### Entries
——————
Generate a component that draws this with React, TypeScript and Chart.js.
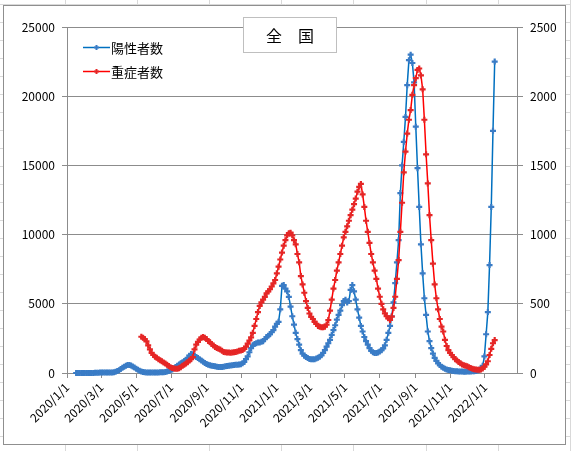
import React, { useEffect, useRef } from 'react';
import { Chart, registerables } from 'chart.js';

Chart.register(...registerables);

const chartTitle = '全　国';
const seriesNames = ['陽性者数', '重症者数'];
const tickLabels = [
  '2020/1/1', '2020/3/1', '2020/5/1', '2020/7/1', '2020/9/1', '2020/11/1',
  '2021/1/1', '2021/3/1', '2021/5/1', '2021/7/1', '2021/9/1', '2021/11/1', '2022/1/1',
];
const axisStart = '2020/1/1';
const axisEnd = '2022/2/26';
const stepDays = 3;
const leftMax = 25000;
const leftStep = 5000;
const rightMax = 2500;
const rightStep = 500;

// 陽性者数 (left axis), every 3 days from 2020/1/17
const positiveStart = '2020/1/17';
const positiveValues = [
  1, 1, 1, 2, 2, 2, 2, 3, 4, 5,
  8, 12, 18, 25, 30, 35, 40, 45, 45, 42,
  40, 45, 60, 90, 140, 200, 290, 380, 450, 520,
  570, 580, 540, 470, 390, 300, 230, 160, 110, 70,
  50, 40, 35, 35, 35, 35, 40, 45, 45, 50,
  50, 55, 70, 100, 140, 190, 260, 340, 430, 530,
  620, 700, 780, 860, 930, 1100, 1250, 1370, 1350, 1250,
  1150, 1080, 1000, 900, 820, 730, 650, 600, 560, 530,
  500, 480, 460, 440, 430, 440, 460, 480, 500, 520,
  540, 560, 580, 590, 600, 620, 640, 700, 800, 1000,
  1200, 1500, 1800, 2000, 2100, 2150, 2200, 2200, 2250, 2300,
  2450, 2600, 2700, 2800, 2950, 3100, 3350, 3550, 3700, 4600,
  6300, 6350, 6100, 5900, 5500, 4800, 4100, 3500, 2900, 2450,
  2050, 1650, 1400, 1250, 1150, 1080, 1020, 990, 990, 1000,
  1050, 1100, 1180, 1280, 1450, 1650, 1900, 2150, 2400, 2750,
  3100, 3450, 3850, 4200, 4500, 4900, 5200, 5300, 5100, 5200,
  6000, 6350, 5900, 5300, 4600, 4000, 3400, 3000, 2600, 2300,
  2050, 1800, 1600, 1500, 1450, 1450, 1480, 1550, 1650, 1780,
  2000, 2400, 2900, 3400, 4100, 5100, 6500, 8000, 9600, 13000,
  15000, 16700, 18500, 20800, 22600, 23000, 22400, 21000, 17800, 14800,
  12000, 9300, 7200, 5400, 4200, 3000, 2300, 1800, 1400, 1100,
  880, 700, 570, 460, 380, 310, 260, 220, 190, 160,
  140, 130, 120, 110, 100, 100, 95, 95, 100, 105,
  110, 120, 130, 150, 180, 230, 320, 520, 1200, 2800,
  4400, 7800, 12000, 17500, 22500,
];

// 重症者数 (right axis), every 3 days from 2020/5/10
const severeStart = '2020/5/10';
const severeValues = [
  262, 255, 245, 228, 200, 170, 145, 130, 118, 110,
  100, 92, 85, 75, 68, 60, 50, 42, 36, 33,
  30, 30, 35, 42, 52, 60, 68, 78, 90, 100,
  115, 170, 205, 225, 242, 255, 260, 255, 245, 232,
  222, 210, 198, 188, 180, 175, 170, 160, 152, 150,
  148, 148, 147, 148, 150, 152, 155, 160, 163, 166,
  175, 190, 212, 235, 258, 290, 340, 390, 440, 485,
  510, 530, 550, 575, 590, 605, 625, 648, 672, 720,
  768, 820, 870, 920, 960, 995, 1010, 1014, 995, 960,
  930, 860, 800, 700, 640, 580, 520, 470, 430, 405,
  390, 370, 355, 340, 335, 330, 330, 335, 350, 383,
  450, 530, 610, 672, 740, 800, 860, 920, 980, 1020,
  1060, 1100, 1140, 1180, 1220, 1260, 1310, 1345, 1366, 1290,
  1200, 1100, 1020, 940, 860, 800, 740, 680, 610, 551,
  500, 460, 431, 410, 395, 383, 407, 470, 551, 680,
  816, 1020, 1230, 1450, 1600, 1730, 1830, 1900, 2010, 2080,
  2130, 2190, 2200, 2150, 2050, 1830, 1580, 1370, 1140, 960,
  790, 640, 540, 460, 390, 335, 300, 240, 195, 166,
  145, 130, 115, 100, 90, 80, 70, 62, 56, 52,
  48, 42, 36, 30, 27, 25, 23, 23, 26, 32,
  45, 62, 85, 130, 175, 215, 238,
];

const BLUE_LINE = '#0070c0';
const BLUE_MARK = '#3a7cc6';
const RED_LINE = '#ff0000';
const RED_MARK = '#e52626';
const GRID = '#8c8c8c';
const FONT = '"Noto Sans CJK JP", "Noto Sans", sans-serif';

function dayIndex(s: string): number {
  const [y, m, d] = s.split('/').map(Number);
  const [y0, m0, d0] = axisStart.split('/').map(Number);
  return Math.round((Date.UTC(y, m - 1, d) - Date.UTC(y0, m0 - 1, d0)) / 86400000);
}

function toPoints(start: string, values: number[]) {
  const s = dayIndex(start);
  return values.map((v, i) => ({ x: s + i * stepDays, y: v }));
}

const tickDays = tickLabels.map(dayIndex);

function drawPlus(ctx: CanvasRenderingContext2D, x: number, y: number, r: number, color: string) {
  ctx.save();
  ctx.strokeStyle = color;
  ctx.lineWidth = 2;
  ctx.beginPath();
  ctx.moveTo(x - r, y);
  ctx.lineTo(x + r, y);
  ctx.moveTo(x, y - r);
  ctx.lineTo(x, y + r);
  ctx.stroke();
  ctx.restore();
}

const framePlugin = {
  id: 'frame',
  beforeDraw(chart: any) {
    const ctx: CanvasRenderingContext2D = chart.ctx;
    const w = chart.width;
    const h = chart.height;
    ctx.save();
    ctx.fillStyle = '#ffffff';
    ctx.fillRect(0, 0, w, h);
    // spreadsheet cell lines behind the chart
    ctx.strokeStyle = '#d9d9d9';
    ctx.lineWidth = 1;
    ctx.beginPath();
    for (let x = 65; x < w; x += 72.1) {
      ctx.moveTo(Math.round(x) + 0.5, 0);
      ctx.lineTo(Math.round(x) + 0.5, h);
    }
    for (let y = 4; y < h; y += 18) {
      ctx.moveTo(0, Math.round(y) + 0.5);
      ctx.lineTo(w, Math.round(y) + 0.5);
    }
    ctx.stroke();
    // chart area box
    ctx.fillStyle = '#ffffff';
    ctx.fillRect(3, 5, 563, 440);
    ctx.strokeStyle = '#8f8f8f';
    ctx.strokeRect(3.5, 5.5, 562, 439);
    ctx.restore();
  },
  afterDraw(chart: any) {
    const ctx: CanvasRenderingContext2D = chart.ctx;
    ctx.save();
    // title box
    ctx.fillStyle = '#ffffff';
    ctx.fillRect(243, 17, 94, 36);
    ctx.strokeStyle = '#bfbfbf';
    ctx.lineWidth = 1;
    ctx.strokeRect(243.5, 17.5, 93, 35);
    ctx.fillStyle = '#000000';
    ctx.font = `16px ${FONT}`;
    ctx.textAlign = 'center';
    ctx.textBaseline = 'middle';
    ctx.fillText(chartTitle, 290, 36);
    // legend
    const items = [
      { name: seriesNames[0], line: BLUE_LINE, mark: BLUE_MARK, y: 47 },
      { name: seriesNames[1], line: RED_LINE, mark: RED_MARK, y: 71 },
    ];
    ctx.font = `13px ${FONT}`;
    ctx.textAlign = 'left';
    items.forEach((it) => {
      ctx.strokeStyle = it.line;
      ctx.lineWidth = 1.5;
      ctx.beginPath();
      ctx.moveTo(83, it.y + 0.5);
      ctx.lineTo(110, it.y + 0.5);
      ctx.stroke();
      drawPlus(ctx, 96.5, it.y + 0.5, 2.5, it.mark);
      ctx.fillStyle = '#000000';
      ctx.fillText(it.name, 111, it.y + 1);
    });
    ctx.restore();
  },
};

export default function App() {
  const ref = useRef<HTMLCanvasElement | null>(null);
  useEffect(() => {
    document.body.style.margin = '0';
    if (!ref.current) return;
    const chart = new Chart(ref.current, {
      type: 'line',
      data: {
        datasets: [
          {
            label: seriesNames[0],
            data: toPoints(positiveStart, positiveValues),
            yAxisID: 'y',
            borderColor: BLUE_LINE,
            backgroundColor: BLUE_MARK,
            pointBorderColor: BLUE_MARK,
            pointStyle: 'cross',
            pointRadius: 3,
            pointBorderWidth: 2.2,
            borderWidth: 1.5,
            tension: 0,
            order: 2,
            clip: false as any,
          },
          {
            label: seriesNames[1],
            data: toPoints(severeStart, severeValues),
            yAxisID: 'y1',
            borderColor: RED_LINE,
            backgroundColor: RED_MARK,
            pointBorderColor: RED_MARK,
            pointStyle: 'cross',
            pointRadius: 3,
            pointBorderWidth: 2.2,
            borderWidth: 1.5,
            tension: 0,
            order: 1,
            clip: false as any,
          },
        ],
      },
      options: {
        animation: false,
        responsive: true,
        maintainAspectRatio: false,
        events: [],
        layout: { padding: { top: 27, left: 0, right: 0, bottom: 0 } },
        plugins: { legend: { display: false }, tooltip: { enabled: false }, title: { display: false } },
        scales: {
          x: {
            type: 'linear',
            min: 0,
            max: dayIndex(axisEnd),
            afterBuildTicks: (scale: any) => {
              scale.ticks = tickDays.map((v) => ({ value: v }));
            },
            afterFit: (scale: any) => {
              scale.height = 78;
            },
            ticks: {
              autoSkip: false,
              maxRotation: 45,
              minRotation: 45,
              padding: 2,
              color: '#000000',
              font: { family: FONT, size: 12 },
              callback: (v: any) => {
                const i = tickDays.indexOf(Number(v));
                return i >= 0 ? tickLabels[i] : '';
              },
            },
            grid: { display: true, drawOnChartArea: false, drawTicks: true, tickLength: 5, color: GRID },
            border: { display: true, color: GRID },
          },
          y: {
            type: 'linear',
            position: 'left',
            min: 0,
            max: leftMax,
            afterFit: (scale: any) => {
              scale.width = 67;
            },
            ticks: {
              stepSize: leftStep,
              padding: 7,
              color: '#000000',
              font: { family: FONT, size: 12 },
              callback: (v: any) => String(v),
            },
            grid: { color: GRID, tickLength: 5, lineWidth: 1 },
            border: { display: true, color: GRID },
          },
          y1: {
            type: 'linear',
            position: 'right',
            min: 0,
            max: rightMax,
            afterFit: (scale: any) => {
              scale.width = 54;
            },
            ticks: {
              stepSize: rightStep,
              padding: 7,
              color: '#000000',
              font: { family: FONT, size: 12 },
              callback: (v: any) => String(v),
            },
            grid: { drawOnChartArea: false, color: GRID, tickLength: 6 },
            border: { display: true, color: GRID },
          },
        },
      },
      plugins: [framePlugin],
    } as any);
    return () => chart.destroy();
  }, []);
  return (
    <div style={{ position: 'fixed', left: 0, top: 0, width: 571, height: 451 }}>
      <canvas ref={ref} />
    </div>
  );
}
——————
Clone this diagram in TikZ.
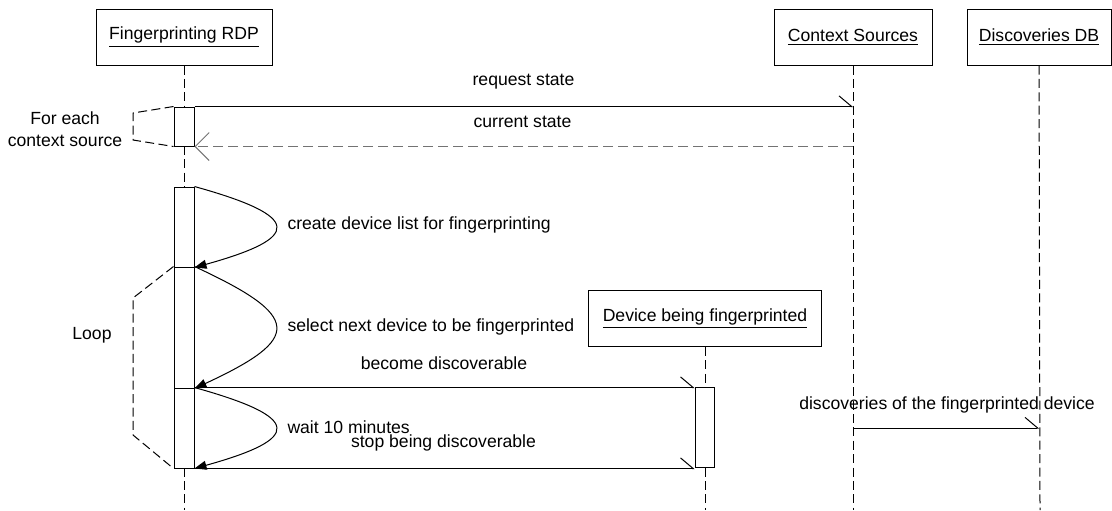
——————
### What to work on
Word for word, retype the lines in the entries above that run from the one with "Generate a component" through the one with "const rightStep = 500;". Both ends count; pictures do not.

### Solved exercise
Generate a component that draws this with React, TypeScript and Chart.js.
import React, { useEffect, useRef } from 'react';
import { Chart, registerables } from 'chart.js';

Chart.register(...registerables);

const chartTitle = '全　国';
const seriesNames = ['陽性者数', '重症者数'];
const tickLabels = [
  '2020/1/1', '2020/3/1', '2020/5/1', '2020/7/1', '2020/9/1', '2020/11/1',
  '2021/1/1', '2021/3/1', '2021/5/1', '2021/7/1', '2021/9/1', '2021/11/1', '2022/1/1',
];
const axisStart = '2020/1/1';
const axisEnd = '2022/2/26';
const stepDays = 3;
const leftMax = 25000;
const leftStep = 5000;
const rightMax = 2500;
const rightStep = 500;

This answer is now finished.